Entries taken from a collection
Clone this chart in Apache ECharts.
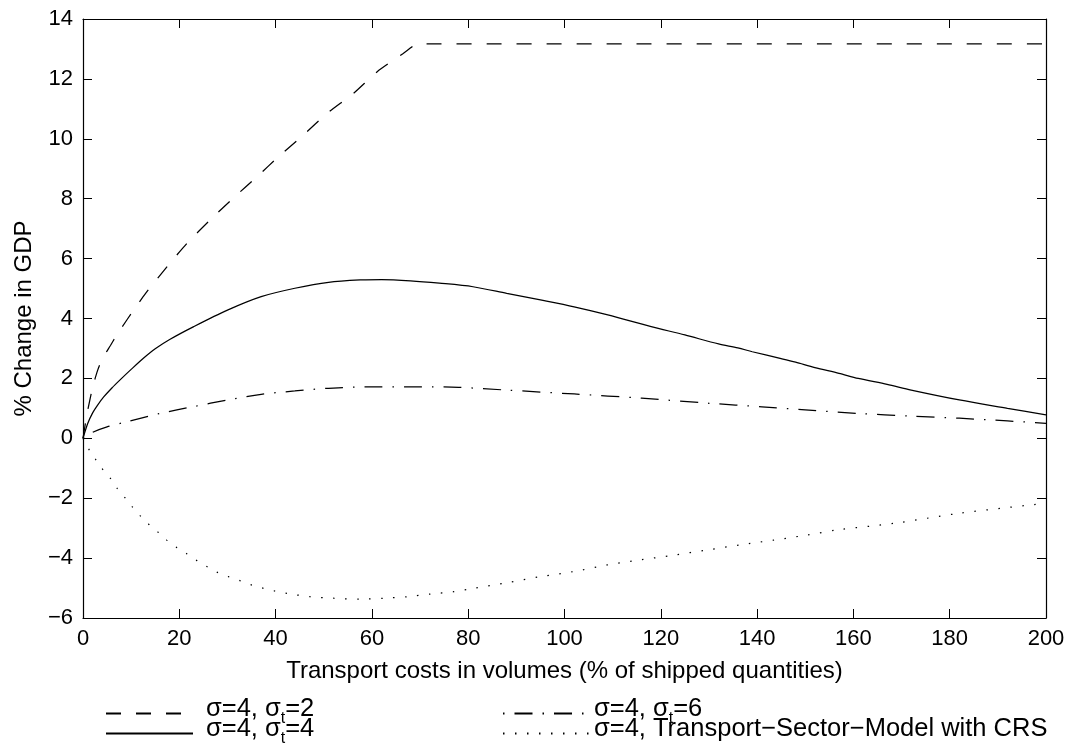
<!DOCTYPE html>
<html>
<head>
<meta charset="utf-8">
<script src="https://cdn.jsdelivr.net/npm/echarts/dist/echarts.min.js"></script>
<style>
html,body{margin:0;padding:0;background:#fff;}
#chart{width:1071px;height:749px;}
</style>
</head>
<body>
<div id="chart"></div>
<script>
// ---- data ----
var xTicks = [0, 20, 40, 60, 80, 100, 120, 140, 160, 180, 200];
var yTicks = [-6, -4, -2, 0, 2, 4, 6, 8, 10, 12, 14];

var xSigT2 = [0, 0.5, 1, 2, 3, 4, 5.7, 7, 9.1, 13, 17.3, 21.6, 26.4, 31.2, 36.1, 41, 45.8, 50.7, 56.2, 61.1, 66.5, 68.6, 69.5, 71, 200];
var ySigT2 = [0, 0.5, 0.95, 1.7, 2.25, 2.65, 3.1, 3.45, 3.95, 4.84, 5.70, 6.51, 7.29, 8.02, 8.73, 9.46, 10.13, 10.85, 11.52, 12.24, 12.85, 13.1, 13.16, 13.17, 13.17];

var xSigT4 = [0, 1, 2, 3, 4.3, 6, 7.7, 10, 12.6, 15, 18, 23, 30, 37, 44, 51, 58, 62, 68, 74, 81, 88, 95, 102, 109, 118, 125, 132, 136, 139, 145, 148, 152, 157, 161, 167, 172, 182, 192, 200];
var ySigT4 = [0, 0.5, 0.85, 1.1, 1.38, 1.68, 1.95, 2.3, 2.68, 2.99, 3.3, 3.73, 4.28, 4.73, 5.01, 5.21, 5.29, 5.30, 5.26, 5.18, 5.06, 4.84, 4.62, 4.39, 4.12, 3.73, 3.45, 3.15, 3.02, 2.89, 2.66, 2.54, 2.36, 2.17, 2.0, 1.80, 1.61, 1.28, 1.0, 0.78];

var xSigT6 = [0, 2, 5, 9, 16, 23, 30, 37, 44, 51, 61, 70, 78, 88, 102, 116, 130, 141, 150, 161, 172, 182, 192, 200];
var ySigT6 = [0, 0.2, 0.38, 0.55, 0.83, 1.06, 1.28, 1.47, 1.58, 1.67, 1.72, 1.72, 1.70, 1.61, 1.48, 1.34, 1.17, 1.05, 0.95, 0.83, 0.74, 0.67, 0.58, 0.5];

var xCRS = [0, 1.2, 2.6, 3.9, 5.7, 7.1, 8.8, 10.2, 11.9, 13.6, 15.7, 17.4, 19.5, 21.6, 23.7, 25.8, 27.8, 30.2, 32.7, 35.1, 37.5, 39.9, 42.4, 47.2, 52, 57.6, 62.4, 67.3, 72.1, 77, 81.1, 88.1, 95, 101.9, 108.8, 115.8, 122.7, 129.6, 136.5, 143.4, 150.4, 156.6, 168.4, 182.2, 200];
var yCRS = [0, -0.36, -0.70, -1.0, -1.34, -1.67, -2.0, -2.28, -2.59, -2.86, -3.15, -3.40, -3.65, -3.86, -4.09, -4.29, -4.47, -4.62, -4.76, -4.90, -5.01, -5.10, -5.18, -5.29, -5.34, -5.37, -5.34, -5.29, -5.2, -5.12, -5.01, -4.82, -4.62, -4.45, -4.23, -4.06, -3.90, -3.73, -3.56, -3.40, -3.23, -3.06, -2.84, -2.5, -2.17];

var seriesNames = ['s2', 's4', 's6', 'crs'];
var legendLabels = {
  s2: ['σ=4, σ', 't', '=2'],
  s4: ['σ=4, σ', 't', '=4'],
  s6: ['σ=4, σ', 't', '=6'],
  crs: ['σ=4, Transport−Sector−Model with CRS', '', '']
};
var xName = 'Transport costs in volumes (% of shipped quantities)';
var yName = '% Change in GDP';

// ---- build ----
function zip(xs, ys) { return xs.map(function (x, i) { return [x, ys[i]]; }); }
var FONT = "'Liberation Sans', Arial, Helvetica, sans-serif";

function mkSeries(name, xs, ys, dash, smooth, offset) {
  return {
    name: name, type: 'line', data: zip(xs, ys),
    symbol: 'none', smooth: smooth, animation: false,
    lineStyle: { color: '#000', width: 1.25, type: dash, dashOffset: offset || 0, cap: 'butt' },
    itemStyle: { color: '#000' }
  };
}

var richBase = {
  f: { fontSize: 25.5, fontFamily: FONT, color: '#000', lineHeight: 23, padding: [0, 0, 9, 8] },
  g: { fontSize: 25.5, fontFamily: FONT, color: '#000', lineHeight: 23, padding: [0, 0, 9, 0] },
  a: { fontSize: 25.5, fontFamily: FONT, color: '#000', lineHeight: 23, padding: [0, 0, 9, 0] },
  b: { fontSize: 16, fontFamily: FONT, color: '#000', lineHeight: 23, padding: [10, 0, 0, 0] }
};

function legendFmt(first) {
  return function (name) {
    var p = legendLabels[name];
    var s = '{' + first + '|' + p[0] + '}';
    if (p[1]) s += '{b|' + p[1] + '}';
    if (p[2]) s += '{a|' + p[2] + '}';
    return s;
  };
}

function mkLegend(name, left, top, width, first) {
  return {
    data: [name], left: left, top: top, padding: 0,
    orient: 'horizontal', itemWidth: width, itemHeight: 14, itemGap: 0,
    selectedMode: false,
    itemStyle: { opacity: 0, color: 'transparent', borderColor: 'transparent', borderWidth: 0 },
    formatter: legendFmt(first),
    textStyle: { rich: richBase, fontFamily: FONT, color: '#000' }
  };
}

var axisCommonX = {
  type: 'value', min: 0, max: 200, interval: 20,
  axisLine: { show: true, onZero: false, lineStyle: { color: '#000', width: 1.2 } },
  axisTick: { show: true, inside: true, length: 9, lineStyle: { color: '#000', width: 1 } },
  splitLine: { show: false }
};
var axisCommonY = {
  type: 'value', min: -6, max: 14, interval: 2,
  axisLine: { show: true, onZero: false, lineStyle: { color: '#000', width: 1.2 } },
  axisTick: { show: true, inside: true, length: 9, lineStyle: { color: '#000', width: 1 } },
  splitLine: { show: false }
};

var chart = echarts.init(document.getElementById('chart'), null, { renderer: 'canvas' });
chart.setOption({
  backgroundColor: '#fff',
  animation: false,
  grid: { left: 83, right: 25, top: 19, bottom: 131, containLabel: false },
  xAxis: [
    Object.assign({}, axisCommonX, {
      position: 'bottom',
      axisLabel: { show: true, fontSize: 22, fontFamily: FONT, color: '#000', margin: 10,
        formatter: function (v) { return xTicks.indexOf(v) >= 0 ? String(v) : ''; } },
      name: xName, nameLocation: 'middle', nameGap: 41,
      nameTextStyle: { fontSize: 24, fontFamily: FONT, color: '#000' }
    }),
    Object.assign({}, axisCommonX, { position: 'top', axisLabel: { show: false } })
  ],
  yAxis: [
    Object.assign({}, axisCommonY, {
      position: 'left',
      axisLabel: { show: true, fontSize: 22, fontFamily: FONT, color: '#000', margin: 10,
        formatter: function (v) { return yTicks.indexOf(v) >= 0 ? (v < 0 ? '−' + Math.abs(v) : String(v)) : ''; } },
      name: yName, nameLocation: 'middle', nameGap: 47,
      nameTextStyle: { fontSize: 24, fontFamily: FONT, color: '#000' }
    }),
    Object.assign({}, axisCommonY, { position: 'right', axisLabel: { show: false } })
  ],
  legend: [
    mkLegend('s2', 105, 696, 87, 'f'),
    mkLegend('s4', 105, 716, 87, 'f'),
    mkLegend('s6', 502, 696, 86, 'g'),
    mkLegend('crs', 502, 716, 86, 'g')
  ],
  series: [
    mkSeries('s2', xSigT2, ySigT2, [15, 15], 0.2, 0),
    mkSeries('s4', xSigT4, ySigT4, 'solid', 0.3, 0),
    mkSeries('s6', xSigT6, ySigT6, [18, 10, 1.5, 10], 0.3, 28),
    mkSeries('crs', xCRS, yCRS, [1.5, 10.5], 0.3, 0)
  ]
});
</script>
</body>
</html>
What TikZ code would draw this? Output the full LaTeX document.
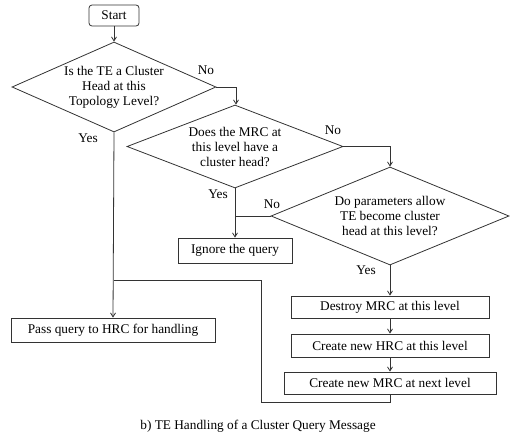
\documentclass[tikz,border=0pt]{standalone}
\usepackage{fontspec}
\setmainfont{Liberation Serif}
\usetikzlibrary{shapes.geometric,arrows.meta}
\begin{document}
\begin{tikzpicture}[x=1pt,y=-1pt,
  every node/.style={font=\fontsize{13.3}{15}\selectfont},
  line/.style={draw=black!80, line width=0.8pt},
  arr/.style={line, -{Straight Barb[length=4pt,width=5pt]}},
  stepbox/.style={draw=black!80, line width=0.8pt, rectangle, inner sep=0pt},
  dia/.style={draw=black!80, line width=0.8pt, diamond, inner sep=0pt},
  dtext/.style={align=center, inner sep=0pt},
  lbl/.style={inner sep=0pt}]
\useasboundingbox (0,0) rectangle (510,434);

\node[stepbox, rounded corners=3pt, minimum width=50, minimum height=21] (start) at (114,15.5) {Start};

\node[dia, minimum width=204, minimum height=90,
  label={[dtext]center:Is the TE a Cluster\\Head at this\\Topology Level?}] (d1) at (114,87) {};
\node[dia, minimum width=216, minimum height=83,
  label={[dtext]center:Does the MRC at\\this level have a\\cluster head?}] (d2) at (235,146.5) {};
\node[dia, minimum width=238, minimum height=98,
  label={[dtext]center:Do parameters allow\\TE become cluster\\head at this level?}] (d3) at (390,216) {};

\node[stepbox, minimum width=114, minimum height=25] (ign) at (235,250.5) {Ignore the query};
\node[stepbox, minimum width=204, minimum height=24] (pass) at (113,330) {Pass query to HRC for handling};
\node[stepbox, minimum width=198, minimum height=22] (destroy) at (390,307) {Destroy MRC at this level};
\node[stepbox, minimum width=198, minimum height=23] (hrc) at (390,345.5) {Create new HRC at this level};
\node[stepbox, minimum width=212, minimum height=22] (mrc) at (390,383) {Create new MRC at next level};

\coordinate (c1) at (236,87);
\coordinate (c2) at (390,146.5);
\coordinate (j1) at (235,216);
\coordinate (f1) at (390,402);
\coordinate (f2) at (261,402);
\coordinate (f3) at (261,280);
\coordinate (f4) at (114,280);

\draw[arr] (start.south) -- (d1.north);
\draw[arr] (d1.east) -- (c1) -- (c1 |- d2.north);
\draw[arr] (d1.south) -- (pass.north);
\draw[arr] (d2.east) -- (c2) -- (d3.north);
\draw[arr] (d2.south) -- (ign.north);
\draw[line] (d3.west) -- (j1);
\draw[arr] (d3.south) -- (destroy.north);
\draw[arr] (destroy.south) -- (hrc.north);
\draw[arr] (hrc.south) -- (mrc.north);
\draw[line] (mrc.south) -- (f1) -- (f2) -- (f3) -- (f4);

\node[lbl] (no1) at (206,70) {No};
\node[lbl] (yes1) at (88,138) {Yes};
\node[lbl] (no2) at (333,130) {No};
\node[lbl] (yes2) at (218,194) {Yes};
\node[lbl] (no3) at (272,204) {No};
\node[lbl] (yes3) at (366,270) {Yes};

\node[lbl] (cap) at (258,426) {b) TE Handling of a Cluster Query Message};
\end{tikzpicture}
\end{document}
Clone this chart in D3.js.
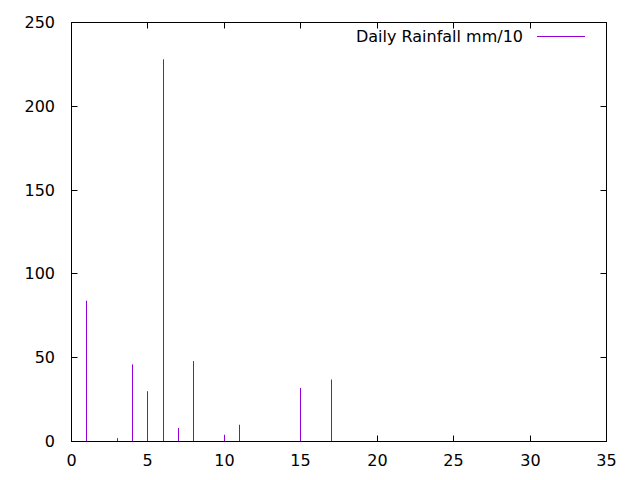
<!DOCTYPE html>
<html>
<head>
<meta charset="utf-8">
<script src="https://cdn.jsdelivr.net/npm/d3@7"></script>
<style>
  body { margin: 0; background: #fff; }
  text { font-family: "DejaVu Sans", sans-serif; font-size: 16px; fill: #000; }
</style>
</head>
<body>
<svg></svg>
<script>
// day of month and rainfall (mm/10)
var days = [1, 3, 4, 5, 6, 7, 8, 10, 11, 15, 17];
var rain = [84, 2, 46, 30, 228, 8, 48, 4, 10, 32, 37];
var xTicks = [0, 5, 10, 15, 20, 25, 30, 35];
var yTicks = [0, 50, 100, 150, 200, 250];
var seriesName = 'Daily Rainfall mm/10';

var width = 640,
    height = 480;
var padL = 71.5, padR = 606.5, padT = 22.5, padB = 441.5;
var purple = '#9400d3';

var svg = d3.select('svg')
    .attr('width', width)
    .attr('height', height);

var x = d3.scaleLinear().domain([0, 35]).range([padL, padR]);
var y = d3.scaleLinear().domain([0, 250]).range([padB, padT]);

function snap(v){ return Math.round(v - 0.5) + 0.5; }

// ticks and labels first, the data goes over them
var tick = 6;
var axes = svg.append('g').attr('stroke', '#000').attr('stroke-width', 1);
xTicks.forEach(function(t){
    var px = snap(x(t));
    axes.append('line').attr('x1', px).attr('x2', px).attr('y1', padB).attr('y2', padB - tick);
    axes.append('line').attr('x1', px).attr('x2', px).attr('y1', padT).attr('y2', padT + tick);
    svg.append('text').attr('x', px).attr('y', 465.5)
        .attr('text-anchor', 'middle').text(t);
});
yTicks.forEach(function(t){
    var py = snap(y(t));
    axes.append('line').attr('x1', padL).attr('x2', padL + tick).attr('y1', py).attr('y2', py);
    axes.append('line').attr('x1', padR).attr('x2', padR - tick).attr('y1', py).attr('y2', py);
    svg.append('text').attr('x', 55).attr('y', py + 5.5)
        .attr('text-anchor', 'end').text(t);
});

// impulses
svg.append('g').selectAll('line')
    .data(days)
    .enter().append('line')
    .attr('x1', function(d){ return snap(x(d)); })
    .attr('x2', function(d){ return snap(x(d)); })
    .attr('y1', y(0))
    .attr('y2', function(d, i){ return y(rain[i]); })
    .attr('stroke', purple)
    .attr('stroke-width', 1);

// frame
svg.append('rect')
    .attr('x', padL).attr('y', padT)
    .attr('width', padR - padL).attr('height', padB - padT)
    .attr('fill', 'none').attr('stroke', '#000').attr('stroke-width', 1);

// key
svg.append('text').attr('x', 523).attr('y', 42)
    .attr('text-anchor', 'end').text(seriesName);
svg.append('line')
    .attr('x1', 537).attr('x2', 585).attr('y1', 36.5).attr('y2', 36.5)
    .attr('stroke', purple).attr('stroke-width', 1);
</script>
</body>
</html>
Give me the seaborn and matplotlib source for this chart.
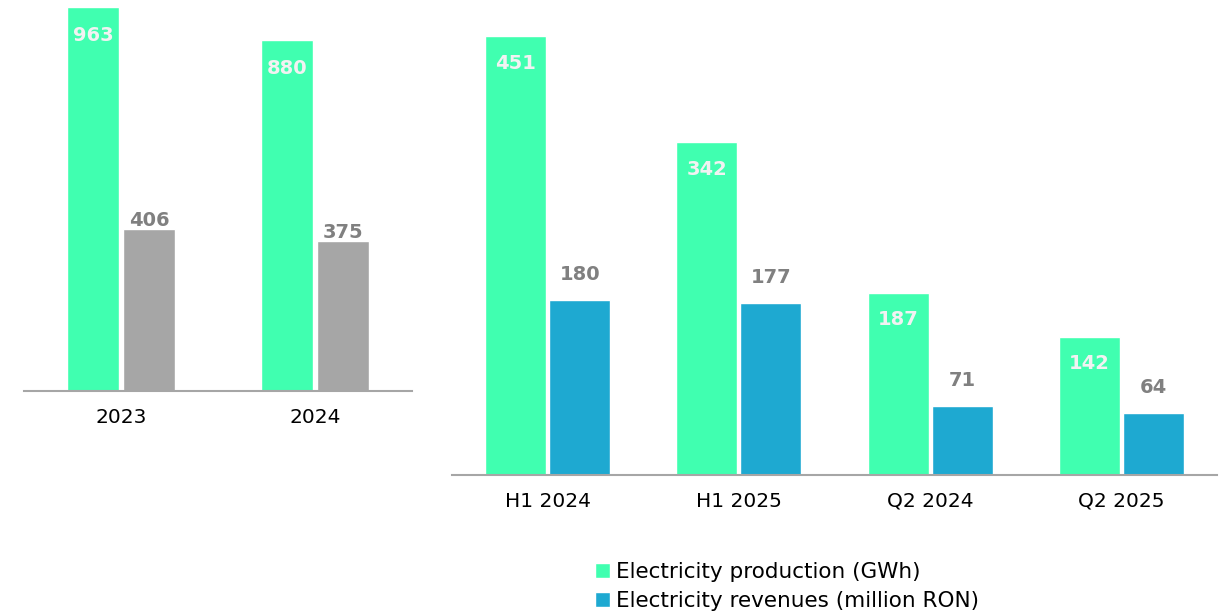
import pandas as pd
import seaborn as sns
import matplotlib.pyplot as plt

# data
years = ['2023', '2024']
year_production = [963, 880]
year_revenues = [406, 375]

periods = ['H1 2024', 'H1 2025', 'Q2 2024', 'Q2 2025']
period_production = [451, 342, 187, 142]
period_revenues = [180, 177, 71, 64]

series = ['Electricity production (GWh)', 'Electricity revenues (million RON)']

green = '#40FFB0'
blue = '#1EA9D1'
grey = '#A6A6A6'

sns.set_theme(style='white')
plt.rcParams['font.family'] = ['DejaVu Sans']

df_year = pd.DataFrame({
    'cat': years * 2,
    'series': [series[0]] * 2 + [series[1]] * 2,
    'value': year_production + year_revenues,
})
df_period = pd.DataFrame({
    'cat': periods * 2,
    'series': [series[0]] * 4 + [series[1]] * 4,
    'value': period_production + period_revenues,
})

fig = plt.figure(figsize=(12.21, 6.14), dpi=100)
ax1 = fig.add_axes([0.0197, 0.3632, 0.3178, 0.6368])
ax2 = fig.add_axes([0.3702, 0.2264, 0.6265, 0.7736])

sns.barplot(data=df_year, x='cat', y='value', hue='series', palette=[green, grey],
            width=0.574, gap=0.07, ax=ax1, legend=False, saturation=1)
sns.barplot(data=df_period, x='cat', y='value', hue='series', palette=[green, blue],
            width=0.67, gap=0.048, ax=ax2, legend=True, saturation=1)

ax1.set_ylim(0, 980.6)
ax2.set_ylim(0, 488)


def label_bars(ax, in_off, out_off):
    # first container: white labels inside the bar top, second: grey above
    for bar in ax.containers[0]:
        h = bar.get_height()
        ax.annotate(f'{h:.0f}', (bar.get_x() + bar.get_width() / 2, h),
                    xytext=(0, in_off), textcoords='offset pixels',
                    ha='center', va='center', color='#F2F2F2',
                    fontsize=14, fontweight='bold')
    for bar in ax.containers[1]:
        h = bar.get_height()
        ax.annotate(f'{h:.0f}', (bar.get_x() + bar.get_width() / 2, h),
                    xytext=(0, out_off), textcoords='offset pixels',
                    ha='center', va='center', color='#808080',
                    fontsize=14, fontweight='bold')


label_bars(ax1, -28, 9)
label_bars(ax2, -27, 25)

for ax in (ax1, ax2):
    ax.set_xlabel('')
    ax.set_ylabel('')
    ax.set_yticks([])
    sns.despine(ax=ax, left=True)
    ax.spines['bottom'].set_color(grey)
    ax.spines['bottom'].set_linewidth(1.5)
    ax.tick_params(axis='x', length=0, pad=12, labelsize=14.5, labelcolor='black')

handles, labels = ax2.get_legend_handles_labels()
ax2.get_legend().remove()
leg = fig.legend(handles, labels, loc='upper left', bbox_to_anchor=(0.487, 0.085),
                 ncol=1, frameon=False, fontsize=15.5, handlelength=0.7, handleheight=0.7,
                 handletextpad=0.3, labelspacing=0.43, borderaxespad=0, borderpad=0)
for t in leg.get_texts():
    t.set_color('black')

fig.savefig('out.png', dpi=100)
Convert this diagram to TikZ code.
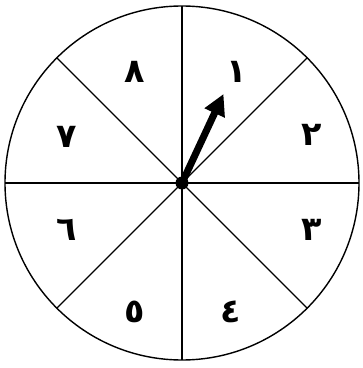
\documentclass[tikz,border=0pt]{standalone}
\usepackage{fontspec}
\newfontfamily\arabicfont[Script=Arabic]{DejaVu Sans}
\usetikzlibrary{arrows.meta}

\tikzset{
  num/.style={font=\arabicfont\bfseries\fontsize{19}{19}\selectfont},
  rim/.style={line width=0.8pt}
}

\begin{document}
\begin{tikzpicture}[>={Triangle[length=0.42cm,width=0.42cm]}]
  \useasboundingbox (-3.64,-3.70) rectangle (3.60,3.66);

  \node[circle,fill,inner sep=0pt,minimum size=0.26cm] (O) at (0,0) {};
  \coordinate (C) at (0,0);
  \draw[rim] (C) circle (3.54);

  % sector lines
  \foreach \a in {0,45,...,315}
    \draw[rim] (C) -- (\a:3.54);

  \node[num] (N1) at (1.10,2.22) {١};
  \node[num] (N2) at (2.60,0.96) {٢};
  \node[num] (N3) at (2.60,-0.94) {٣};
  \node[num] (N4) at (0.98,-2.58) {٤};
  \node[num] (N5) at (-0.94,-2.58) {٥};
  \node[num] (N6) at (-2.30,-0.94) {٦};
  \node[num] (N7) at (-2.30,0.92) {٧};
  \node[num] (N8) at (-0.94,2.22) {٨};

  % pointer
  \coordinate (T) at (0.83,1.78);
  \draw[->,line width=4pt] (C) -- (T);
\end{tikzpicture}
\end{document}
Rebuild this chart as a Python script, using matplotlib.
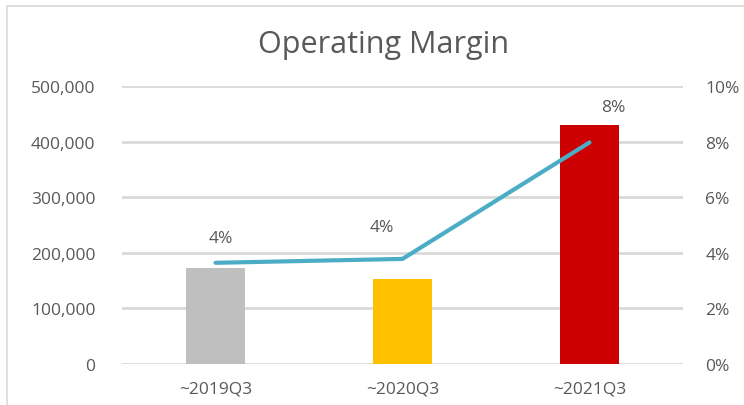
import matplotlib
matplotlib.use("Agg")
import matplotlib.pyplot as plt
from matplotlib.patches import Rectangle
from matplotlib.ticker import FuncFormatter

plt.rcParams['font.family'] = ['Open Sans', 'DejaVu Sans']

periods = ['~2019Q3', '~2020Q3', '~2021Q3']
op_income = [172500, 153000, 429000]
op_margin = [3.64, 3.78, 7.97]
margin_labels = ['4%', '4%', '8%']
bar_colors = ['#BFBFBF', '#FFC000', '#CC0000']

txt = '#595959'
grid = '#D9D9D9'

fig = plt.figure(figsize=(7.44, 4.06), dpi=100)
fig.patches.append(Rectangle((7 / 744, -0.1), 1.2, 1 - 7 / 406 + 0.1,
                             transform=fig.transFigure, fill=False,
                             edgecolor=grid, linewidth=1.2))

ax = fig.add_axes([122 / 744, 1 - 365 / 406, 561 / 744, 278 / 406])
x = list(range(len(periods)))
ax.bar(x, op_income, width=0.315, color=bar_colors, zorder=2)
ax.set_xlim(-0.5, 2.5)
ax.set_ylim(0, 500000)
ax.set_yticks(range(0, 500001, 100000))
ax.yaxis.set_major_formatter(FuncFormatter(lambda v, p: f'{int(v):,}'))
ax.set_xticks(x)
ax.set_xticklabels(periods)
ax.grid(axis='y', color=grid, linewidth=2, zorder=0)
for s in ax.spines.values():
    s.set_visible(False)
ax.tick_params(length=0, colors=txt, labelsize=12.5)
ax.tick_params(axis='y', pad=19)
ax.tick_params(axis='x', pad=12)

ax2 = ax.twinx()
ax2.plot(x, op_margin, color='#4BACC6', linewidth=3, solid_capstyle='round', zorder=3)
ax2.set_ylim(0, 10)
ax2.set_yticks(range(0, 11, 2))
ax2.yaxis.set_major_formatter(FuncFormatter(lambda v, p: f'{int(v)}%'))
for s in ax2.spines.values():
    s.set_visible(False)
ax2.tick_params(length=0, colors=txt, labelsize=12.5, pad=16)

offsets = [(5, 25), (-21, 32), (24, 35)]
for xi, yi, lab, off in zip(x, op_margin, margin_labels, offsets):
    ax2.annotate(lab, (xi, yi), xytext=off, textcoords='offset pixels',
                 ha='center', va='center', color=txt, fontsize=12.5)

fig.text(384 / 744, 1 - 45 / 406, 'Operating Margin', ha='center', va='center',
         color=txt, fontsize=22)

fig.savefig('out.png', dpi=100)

* **TO DO**
Reproduce, starting at the line containing "Clone this chart in D3.js." and stopping after the line containing "var purple = '#9400d3';", each of those lines exactly and no others; leave pictures out.

* **SOLUTION TO THE EXERCISE**
Clone this chart in D3.js.
<!DOCTYPE html>
<html>
<head>
<meta charset="utf-8">
<script src="https://cdn.jsdelivr.net/npm/d3@7"></script>
<style>
  body { margin: 0; background: #fff; }
  text { font-family: "DejaVu Sans", sans-serif; font-size: 16px; fill: #000; }
</style>
</head>
<body>
<svg></svg>
<script>
// day of month and rainfall (mm/10)
var days = [1, 3, 4, 5, 6, 7, 8, 10, 11, 15, 17];
var rain = [84, 2, 46, 30, 228, 8, 48, 4, 10, 32, 37];
var xTicks = [0, 5, 10, 15, 20, 25, 30, 35];
var yTicks = [0, 50, 100, 150, 200, 250];
var seriesName = 'Daily Rainfall mm/10';

var width = 640,
    height = 480;
var padL = 71.5, padR = 606.5, padT = 22.5, padB = 441.5;
var purple = '#9400d3';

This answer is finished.